__RECORDED DATA__.
━━━━━━━━━━━━━━━━

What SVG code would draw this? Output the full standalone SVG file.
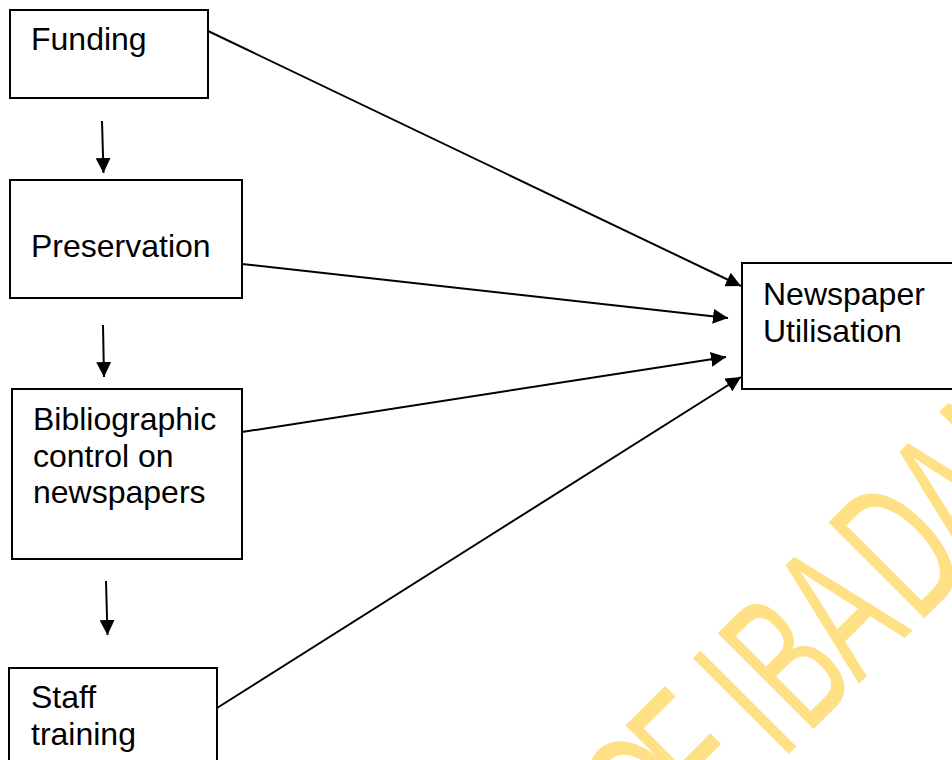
<svg xmlns="http://www.w3.org/2000/svg" width="952" height="760" viewBox="0 0 952 760">
<style>
.box{fill:#fff;stroke:#000;stroke-width:2}
.lbl{font-family:"Liberation Sans",Arial,sans-serif;font-size:32px;fill:#000}
.con{stroke:#000;stroke-width:2;fill:none;marker-end:url(#ah)}
.wm{font-family:"Liberation Sans",Arial,sans-serif;font-size:197px;fill:#FFE084}
</style>
<defs>
<marker id="ah" markerUnits="userSpaceOnUse" markerWidth="16" markerHeight="15" refX="15" refY="7.5" orient="auto">
<path d="M0,0 L15,7.5 L0,15 z" fill="#000"/>
</marker>
</defs>
<rect width="952" height="760" fill="#fff"/>
<g id="watermark">
<text class="wm" transform="rotate(-45) scale(0.58,1)" y="1091" x="-262 -138 -40 24 87 213 357 490 627">OF IBADAN</text>
</g>
<g id="connectors">
<line class="con" x1="102" y1="121" x2="103.5" y2="173"/>
<line class="con" x1="103" y1="325" x2="104" y2="377"/>
<line class="con" x1="106" y1="581" x2="107.5" y2="635"/>
<line class="con" x1="208" y1="31" x2="741" y2="286"/>
<line class="con" x1="242" y1="264" x2="728" y2="318"/>
<line class="con" x1="242" y1="432" x2="726" y2="357"/>
<line class="con" x1="217" y1="708" x2="741" y2="377"/>
</g>
<g id="funding">
<rect class="box" x="10" y="10" width="198" height="88"/>
<text class="lbl" x="31" y="50">Funding</text>
</g>
<g id="preservation">
<rect class="box" x="10" y="180" width="232" height="118"/>
<text class="lbl" x="31" y="257">Preservation</text>
</g>
<g id="bibliographic">
<rect class="box" x="12" y="389" width="230" height="170"/>
<text class="lbl" x="33" y="430">Bibliographic</text>
<text class="lbl" x="33" y="467">control on</text>
<text class="lbl" x="33" y="503">newspapers</text>
</g>
<g id="staff">
<rect class="box" x="9" y="668" width="208" height="110"/>
<text class="lbl" x="31" y="708">Staff</text>
<text class="lbl" x="31" y="745">training</text>
</g>
<g id="utilisation">
<rect class="box" x="742" y="263" width="220" height="126"/>
<text class="lbl" x="763" y="305">Newspaper</text>
<text class="lbl" x="763" y="342">Utilisation</text>
</g>
</svg>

━━━━━━━━━━━━━━━━

Copy every line above word for word and exclude the pictures.

__OUTPUT FOR THIS TASK__.
What SVG code would draw this? Output the full standalone SVG file.
<svg xmlns="http://www.w3.org/2000/svg" width="952" height="760" viewBox="0 0 952 760">
<style>
.box{fill:#fff;stroke:#000;stroke-width:2}
.lbl{font-family:"Liberation Sans",Arial,sans-serif;font-size:32px;fill:#000}
.con{stroke:#000;stroke-width:2;fill:none;marker-end:url(#ah)}
.wm{font-family:"Liberation Sans",Arial,sans-serif;font-size:197px;fill:#FFE084}
</style>
<defs>
<marker id="ah" markerUnits="userSpaceOnUse" markerWidth="16" markerHeight="15" refX="15" refY="7.5" orient="auto">
<path d="M0,0 L15,7.5 L0,15 z" fill="#000"/>
</marker>
</defs>
<rect width="952" height="760" fill="#fff"/>
<g id="watermark">
<text class="wm" transform="rotate(-45) scale(0.58,1)" y="1091" x="-262 -138 -40 24 87 213 357 490 627">OF IBADAN</text>
</g>
<g id="connectors">
<line class="con" x1="102" y1="121" x2="103.5" y2="173"/>
<line class="con" x1="103" y1="325" x2="104" y2="377"/>
<line class="con" x1="106" y1="581" x2="107.5" y2="635"/>
<line class="con" x1="208" y1="31" x2="741" y2="286"/>
<line class="con" x1="242" y1="264" x2="728" y2="318"/>
<line class="con" x1="242" y1="432" x2="726" y2="357"/>
<line class="con" x1="217" y1="708" x2="741" y2="377"/>
</g>
<g id="funding">
<rect class="box" x="10" y="10" width="198" height="88"/>
<text class="lbl" x="31" y="50">Funding</text>
</g>
<g id="preservation">
<rect class="box" x="10" y="180" width="232" height="118"/>
<text class="lbl" x="31" y="257">Preservation</text>
</g>
<g id="bibliographic">
<rect class="box" x="12" y="389" width="230" height="170"/>
<text class="lbl" x="33" y="430">Bibliographic</text>
<text class="lbl" x="33" y="467">control on</text>
<text class="lbl" x="33" y="503">newspapers</text>
</g>
<g id="staff">
<rect class="box" x="9" y="668" width="208" height="110"/>
<text class="lbl" x="31" y="708">Staff</text>
<text class="lbl" x="31" y="745">training</text>
</g>
<g id="utilisation">
<rect class="box" x="742" y="263" width="220" height="126"/>
<text class="lbl" x="763" y="305">Newspaper</text>
<text class="lbl" x="763" y="342">Utilisation</text>
</g>
</svg>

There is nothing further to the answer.